## start COLLECTED DATA
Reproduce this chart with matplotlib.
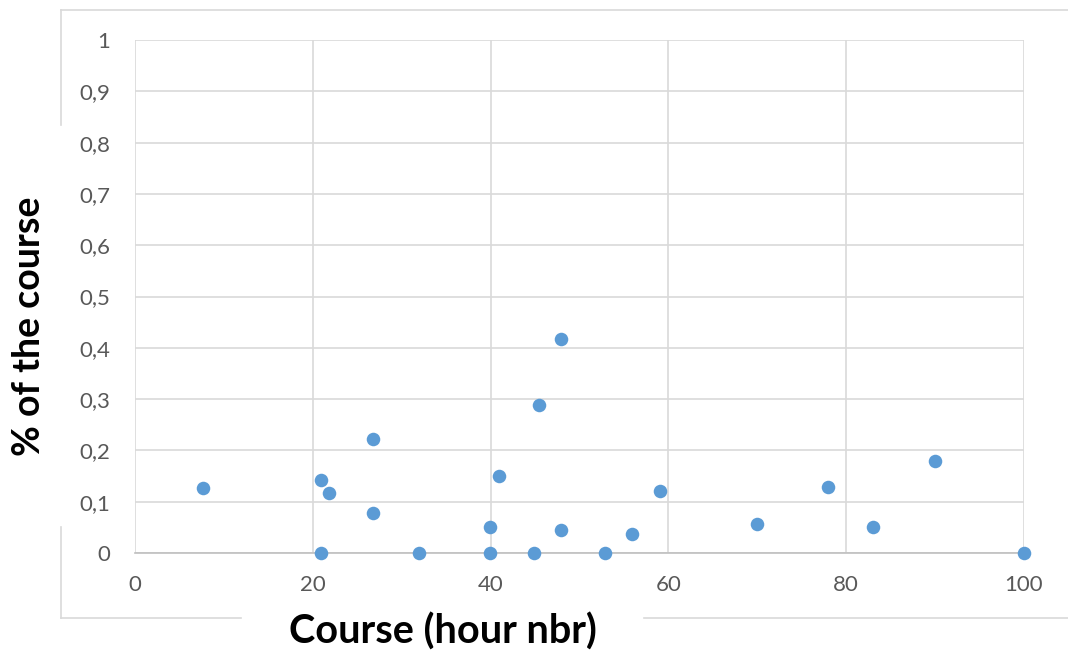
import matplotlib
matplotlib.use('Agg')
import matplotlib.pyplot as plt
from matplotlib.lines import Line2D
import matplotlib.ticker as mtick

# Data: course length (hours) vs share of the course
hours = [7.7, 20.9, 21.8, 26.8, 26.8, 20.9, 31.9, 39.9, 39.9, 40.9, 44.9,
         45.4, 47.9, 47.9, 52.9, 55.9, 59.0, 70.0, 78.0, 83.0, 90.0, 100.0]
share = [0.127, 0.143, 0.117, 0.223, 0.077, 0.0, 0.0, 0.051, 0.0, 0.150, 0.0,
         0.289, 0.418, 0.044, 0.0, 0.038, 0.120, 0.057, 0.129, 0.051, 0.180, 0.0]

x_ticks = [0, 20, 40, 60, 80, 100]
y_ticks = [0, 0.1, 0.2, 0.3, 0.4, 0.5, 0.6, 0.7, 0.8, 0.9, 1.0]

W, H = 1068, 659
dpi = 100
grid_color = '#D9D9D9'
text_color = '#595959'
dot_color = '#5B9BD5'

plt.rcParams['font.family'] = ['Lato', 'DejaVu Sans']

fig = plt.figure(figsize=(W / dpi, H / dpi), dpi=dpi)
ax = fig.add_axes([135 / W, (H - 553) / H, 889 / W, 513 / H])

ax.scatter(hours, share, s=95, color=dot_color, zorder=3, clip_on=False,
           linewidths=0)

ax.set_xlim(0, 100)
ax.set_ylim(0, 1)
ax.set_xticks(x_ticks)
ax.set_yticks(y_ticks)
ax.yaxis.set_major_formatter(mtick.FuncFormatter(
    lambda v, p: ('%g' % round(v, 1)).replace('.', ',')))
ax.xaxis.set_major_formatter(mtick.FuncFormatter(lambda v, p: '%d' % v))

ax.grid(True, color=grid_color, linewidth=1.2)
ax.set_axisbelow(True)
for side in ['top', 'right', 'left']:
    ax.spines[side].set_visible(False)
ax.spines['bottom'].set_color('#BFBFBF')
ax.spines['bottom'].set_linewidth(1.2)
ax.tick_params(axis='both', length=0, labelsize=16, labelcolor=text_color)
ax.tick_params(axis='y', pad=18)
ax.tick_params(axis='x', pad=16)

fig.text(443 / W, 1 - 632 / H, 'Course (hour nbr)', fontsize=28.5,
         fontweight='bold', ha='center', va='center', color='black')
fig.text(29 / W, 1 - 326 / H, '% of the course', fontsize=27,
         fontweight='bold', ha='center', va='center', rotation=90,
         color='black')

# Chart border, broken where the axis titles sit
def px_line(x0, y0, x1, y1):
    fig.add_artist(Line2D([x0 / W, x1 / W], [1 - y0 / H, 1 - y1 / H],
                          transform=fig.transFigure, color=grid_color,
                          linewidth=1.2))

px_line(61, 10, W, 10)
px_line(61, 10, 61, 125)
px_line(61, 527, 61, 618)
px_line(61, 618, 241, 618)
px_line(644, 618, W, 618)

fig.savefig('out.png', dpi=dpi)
## end COLLECTED DATA
→ WRITTEN EXERCISE:
Go from the first line of the data above to the line containing "import matplotlib.ticker as mtick" and retype exactly those lines, both included, but none of the pictures.

→ EXERCISE RESPONSE:
Reproduce this chart with matplotlib.
import matplotlib
matplotlib.use('Agg')
import matplotlib.pyplot as plt
from matplotlib.lines import Line2D
import matplotlib.ticker as mtick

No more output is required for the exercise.